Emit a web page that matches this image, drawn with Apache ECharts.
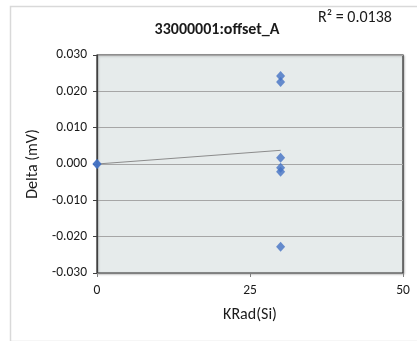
<!DOCTYPE html>
<html>
<head>
<meta charset="utf-8">
<script src="https://cdn.jsdelivr.net/npm/echarts@6/dist/echarts.min.js"></script>
<style>
  html, body { margin: 0; padding: 0; background: #fff; }
  #chart { width: 417px; height: 341px; }
</style>
</head>
<body>
<div id="chart"></div>
<script>
// Dose (KRad(Si)) and measured offset change (mV)
const doses  = [0, 0, 30, 30, 30, 30, 30, 30];
const deltas = [0, 0, 0.0242, 0.0226, 0.0017, -0.0010, -0.0021, -0.0228];
const xTicks = [0, 25, 50];
const yTicks = [-0.030, -0.020, -0.010, 0.000, 0.010, 0.020, 0.030];
const titleText = '33000001:offset_A';
const rSquaredText = 'R² = 0.0138';

// Least-squares fit drawn across the range of the data
function linearFit(xs, ys) {
  const n = xs.length;
  const mx = xs.reduce((a, b) => a + b, 0) / n;
  const my = ys.reduce((a, b) => a + b, 0) / n;
  let sxy = 0, sxx = 0;
  for (let i = 0; i < n; i++) {
    sxy += (xs[i] - mx) * (ys[i] - my);
    sxx += (xs[i] - mx) * (xs[i] - mx);
  }
  const slope = sxy / sxx;
  return { slope, intercept: my - slope * mx };
}
const fit = linearFit(doses, deltas);
const xMin = Math.min(...doses), xMax = Math.max(...doses);
const trend = [[xMin, fit.intercept + fit.slope * xMin], [xMax, fit.intercept + fit.slope * xMax]];

const chart = echarts.init(document.getElementById('chart'), null, { renderer: 'canvas' });
const font = 'Carlito, Calibri, Lato, "Liberation Sans", sans-serif';

chart.setOption({
  animation: false,
  backgroundColor: '#ffffff',
  graphic: [
    {
      type: 'rect', left: 8, top: 4, z: -10,
      shape: { width: 430, height: 335 },
      style: { fill: 'none', stroke: '#d9d9d9', lineWidth: 1.5 }
    },
    {
      type: 'text', z: 10,
      style: { x: 318, y: 10, text: rSquaredText, font: '16px ' + font, fill: '#1a1a1a' }
    }
  ],
  title: {
    text: titleText,
    left: 212, top: 17, textAlign: 'center',
    textStyle: { fontSize: 16, fontWeight: 'bold', fontFamily: font, color: '#1a1a1a' }
  },
  grid: {
    left: 97, top: 55, right: 14, bottom: 68,
    show: true, backgroundColor: '#e6ebeb',
    borderColor: '#2b2b2b', borderWidth: 1.2,
    shadowColor: 'rgba(0,0,0,0.25)', shadowBlur: 2, shadowOffsetX: 1, shadowOffsetY: 1
  },
  xAxis: {
    type: 'value', min: xTicks[0], max: xTicks[xTicks.length - 1], interval: 25,
    name: 'KRad(Si)', nameLocation: 'middle', nameGap: 34,
    nameTextStyle: { fontSize: 16, fontFamily: font, color: '#1a1a1a' },
    axisLine: { show: true, onZero: false, lineStyle: { color: '#7f7f7f', width: 1 } },
    axisTick: { show: true, length: 4, lineStyle: { color: '#7f7f7f' } },
    axisLabel: { fontSize: 13.5, fontFamily: font, color: '#1a1a1a', margin: 11 },
    splitLine: { show: false }
  },
  yAxis: {
    type: 'value', min: yTicks[0], max: yTicks[yTicks.length - 1], interval: 0.01,
    name: 'Delta (mV)', nameLocation: 'middle', nameGap: 47,
    nameTextStyle: { fontSize: 16, fontFamily: font, color: '#1a1a1a' },
    axisLine: { show: true, onZero: false, lineStyle: { color: '#404040', width: 1.2 } },
    axisTick: { show: true, length: 4, lineStyle: { color: '#404040' } },
    axisLabel: { fontSize: 13.5, fontFamily: font, color: '#1a1a1a', margin: 10,
                 formatter: v => v.toFixed(3) },
    splitLine: { show: true, lineStyle: { color: '#a6a6a6', width: 1.2 } }
  },
  series: [
    {
      type: 'line', data: trend, symbol: 'none', silent: true,
      lineStyle: { color: '#8c8c8c', width: 1 }, z: 2
    },
    {
      type: 'scatter', data: doses.map((x, i) => [x, deltas[i]]),
      symbol: 'diamond', symbolSize: [9, 10],
      itemStyle: { color: '#4472c4' }, z: 3
    }
  ]
});
</script>
</body>
</html>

#####

Goal of the exercise =
From start to finish, output the listing exactly, but omit its pictures.

Solution =
Emit a web page that matches this image, drawn with Apache ECharts.
<!DOCTYPE html>
<html>
<head>
<meta charset="utf-8">
<script src="https://cdn.jsdelivr.net/npm/echarts@6/dist/echarts.min.js"></script>
<style>
  html, body { margin: 0; padding: 0; background: #fff; }
  #chart { width: 417px; height: 341px; }
</style>
</head>
<body>
<div id="chart"></div>
<script>
// Dose (KRad(Si)) and measured offset change (mV)
const doses  = [0, 0, 30, 30, 30, 30, 30, 30];
const deltas = [0, 0, 0.0242, 0.0226, 0.0017, -0.0010, -0.0021, -0.0228];
const xTicks = [0, 25, 50];
const yTicks = [-0.030, -0.020, -0.010, 0.000, 0.010, 0.020, 0.030];
const titleText = '33000001:offset_A';
const rSquaredText = 'R² = 0.0138';

// Least-squares fit drawn across the range of the data
function linearFit(xs, ys) {
  const n = xs.length;
  const mx = xs.reduce((a, b) => a + b, 0) / n;
  const my = ys.reduce((a, b) => a + b, 0) / n;
  let sxy = 0, sxx = 0;
  for (let i = 0; i < n; i++) {
    sxy += (xs[i] - mx) * (ys[i] - my);
    sxx += (xs[i] - mx) * (xs[i] - mx);
  }
  const slope = sxy / sxx;
  return { slope, intercept: my - slope * mx };
}
const fit = linearFit(doses, deltas);
const xMin = Math.min(...doses), xMax = Math.max(...doses);
const trend = [[xMin, fit.intercept + fit.slope * xMin], [xMax, fit.intercept + fit.slope * xMax]];

const chart = echarts.init(document.getElementById('chart'), null, { renderer: 'canvas' });
const font = 'Carlito, Calibri, Lato, "Liberation Sans", sans-serif';

chart.setOption({
  animation: false,
  backgroundColor: '#ffffff',
  graphic: [
    {
      type: 'rect', left: 8, top: 4, z: -10,
      shape: { width: 430, height: 335 },
      style: { fill: 'none', stroke: '#d9d9d9', lineWidth: 1.5 }
    },
    {
      type: 'text', z: 10,
      style: { x: 318, y: 10, text: rSquaredText, font: '16px ' + font, fill: '#1a1a1a' }
    }
  ],
  title: {
    text: titleText,
    left: 212, top: 17, textAlign: 'center',
    textStyle: { fontSize: 16, fontWeight: 'bold', fontFamily: font, color: '#1a1a1a' }
  },
  grid: {
    left: 97, top: 55, right: 14, bottom: 68,
    show: true, backgroundColor: '#e6ebeb',
    borderColor: '#2b2b2b', borderWidth: 1.2,
    shadowColor: 'rgba(0,0,0,0.25)', shadowBlur: 2, shadowOffsetX: 1, shadowOffsetY: 1
  },
  xAxis: {
    type: 'value', min: xTicks[0], max: xTicks[xTicks.length - 1], interval: 25,
    name: 'KRad(Si)', nameLocation: 'middle', nameGap: 34,
    nameTextStyle: { fontSize: 16, fontFamily: font, color: '#1a1a1a' },
    axisLine: { show: true, onZero: false, lineStyle: { color: '#7f7f7f', width: 1 } },
    axisTick: { show: true, length: 4, lineStyle: { color: '#7f7f7f' } },
    axisLabel: { fontSize: 13.5, fontFamily: font, color: '#1a1a1a', margin: 11 },
    splitLine: { show: false }
  },
  yAxis: {
    type: 'value', min: yTicks[0], max: yTicks[yTicks.length - 1], interval: 0.01,
    name: 'Delta (mV)', nameLocation: 'middle', nameGap: 47,
    nameTextStyle: { fontSize: 16, fontFamily: font, color: '#1a1a1a' },
    axisLine: { show: true, onZero: false, lineStyle: { color: '#404040', width: 1.2 } },
    axisTick: { show: true, length: 4, lineStyle: { color: '#404040' } },
    axisLabel: { fontSize: 13.5, fontFamily: font, color: '#1a1a1a', margin: 10,
                 formatter: v => v.toFixed(3) },
    splitLine: { show: true, lineStyle: { color: '#a6a6a6', width: 1.2 } }
  },
  series: [
    {
      type: 'line', data: trend, symbol: 'none', silent: true,
      lineStyle: { color: '#8c8c8c', width: 1 }, z: 2
    },
    {
      type: 'scatter', data: doses.map((x, i) => [x, deltas[i]]),
      symbol: 'diamond', symbolSize: [9, 10],
      itemStyle: { color: '#4472c4' }, z: 3
    }
  ]
});
</script>
</body>
</html>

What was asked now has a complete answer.